Singing voice conversion (SVC) aims to render the target singer's timbre while preserving melody and lyrics. However, existing zero-shot SVC systems remain fragile in real songs due to harmony interference, F0 errors, and the lack of inductive biases for singing. We propose YingMusic-SVC, a robust zero-shot framework that unifies continuous pre-training, robust supervised fine-tuning, and Flow-GRPO reinforcement learning. Our model introduces a singing-trained RVC timbre shifter for timbre-content disentanglement, an F0-aware timbre adaptor for dynamic vocal expression, and an energy-balanced rectified flow matching loss to enhance high-frequency fidelity. Experiments on a graded multi-track benchmark show that YingMusic-SVC achieves consistent improvements over strong open-source baselines in timbre similarity, intelligibility, and perceptual naturalness, especially under accompanied and harmony-contaminated conditions, demonstrating its effectiveness for real-world SVC deployment.
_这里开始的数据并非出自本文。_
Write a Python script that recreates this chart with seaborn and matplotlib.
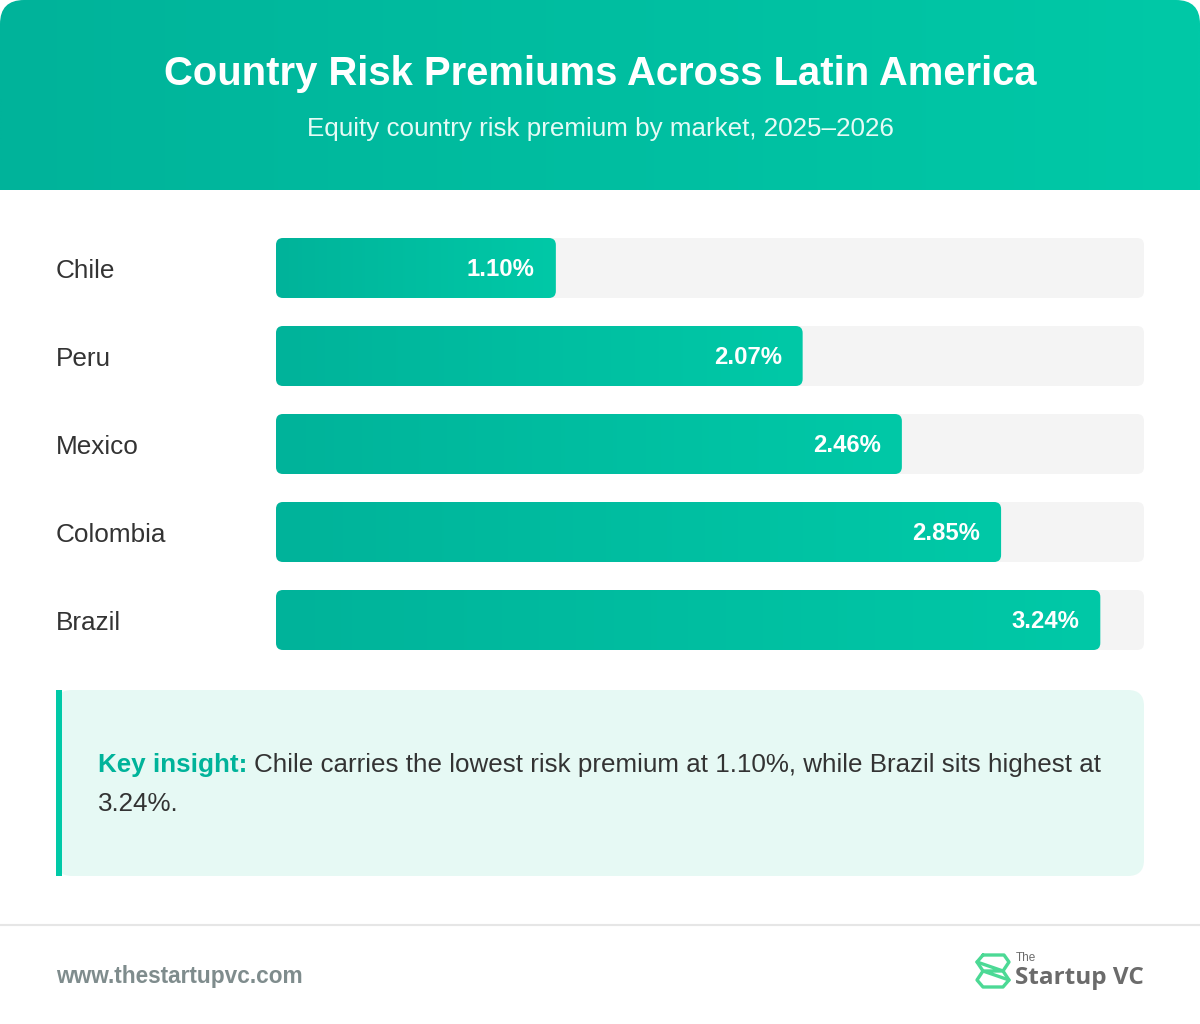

翻译：歌唱声音转换（SVC）旨在保留旋律与歌词的同时，呈现目标歌手的音色特征。然而，现有零样本SVC系统在实际歌曲中因和声干扰、基频（F0）误差及缺乏歌唱相关归纳偏置而表现脆弱。本文提出YingMusic-SVC，一个鲁棒的零样本框架，整合了连续预训练、鲁棒监督微调与Flow-GRPO强化学习。该模型引入经歌唱训练的RVC音色转换器以实现音色与内容解耦，采用F0感知音色适配器以捕捉动态声乐表达，并设计能量平衡整流流匹配损失以增强高频保真度。在分级多音轨基准测试上的实验表明，YingMusic-SVC在音色相似度、清晰度与感知自然度上均优于现有开源基线模型，尤其在伴奏及和声干扰场景下表现突出，证明了其在实际SVC部署中的有效性。